===== Data block =====
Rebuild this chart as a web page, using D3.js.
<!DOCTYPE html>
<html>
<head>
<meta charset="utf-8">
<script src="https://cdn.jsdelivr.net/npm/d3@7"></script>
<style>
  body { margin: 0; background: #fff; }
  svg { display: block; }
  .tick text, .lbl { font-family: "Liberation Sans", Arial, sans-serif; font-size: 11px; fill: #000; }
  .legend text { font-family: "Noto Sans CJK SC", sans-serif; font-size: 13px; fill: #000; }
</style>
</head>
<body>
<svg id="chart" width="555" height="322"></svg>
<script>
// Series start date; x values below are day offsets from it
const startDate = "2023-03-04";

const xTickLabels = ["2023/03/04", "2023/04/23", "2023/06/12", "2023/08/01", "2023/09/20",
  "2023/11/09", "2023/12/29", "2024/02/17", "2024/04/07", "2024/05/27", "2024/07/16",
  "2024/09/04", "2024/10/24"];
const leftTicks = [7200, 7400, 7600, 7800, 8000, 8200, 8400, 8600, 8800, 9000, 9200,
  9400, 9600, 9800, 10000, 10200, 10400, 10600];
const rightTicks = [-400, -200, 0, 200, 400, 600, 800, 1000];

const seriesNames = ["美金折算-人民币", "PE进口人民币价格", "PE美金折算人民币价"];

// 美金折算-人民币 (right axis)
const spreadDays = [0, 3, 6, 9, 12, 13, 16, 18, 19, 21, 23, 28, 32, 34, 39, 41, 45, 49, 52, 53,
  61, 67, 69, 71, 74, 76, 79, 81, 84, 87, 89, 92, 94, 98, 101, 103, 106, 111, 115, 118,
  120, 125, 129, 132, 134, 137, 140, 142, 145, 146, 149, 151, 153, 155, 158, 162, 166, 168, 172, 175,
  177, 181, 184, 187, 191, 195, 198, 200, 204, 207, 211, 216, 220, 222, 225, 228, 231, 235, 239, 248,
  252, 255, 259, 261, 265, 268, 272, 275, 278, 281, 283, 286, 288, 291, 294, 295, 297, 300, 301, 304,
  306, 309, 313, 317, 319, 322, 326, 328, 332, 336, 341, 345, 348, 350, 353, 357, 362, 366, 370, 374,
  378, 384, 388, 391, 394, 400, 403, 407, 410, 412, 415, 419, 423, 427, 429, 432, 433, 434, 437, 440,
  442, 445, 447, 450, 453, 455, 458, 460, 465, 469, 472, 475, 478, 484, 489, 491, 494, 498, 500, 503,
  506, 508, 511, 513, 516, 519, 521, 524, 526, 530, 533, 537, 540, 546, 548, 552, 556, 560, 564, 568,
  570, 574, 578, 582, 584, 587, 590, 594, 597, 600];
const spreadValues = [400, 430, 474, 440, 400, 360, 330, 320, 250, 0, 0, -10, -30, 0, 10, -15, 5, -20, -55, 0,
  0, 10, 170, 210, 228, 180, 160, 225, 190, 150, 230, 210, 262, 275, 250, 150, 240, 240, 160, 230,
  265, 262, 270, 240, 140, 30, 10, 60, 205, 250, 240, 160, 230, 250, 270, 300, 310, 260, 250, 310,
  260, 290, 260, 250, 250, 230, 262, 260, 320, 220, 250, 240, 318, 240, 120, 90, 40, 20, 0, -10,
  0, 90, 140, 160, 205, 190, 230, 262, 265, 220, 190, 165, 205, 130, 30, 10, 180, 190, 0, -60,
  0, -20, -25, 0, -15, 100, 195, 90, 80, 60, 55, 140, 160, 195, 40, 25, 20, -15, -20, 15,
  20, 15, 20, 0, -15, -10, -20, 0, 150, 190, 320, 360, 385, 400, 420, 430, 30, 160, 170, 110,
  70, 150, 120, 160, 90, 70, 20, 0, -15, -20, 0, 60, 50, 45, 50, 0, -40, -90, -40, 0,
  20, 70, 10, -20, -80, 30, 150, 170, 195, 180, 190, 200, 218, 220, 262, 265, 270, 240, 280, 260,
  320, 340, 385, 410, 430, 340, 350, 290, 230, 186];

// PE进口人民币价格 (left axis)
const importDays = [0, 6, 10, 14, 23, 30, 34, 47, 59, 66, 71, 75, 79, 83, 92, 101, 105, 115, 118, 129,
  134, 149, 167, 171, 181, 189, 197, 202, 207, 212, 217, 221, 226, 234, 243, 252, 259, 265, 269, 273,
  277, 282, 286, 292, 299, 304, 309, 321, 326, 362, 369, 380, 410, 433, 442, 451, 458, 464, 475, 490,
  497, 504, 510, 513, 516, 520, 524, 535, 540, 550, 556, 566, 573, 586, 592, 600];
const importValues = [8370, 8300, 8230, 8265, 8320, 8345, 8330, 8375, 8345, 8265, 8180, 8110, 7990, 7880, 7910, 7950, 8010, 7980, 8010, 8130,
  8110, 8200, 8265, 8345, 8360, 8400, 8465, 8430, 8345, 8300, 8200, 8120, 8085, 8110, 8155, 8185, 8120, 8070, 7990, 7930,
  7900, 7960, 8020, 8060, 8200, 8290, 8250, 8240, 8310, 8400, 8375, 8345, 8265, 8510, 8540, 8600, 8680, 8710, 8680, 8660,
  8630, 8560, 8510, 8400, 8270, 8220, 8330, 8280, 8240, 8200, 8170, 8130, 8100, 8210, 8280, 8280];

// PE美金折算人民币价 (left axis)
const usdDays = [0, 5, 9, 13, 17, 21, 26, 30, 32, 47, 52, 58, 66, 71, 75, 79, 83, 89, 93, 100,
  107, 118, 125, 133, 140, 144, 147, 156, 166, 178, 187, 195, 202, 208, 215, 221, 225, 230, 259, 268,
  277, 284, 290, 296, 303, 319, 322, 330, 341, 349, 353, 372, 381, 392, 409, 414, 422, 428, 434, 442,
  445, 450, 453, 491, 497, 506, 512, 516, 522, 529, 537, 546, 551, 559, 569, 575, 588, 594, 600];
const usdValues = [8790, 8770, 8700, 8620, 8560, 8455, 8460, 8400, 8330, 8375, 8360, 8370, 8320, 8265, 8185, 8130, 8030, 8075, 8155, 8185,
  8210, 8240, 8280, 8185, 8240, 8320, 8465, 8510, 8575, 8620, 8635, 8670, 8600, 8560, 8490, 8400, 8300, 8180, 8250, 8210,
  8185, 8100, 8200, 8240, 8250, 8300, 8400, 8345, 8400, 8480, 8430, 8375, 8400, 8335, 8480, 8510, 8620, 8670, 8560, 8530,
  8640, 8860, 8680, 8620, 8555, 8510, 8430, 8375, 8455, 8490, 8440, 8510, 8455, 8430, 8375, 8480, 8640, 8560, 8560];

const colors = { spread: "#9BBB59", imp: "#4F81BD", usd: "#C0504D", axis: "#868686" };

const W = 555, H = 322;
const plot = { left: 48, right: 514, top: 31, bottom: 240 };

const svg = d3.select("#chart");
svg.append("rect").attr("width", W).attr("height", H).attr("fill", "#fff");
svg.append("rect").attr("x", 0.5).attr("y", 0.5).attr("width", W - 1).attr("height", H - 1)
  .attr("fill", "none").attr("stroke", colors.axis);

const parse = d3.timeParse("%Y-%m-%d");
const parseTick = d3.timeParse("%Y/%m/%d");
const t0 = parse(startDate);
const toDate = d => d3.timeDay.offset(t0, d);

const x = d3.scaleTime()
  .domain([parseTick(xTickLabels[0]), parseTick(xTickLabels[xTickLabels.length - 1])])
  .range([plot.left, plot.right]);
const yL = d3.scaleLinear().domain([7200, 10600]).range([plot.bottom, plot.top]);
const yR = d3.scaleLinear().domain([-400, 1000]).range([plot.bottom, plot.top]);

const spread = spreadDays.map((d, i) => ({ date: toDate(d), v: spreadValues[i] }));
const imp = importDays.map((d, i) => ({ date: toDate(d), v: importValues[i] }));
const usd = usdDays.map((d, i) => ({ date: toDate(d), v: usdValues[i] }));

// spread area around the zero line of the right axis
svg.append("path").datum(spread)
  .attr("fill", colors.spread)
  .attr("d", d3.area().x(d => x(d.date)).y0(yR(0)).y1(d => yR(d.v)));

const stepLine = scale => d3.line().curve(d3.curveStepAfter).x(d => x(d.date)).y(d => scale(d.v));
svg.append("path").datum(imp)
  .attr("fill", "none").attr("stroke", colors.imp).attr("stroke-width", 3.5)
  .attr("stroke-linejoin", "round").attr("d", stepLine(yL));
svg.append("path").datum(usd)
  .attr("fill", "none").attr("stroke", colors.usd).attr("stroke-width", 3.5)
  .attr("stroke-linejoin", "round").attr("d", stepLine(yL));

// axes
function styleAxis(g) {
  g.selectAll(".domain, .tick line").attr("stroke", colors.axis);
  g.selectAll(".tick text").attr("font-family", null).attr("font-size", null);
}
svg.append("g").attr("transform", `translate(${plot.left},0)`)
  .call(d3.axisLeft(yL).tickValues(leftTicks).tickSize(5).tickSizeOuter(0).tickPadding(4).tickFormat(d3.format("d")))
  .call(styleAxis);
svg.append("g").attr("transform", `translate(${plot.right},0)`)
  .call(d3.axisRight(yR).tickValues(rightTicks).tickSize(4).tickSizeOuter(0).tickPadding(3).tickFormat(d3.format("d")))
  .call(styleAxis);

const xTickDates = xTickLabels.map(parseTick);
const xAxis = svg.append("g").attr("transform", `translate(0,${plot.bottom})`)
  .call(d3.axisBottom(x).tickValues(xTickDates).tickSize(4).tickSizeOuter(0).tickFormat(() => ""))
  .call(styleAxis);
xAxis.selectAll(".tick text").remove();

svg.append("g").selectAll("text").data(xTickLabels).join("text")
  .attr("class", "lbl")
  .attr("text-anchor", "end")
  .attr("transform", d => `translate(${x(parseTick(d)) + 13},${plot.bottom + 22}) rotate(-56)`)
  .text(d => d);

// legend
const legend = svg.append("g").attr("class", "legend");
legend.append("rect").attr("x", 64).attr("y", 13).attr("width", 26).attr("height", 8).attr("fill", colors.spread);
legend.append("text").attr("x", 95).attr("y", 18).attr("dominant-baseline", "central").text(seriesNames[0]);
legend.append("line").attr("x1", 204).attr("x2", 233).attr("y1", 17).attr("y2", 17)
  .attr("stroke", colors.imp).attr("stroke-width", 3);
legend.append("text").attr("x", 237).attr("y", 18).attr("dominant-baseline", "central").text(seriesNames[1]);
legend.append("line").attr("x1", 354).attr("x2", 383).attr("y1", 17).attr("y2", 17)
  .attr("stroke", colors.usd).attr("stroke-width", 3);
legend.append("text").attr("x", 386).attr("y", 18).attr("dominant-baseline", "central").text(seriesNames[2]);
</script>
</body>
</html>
=====
To be done. Collect every line above that contains the word "chart".

Answer to this exercise.
Rebuild this chart as a web page, using D3.js.
<svg id="chart" width="555" height="322"></svg>
const svg = d3.select("#chart");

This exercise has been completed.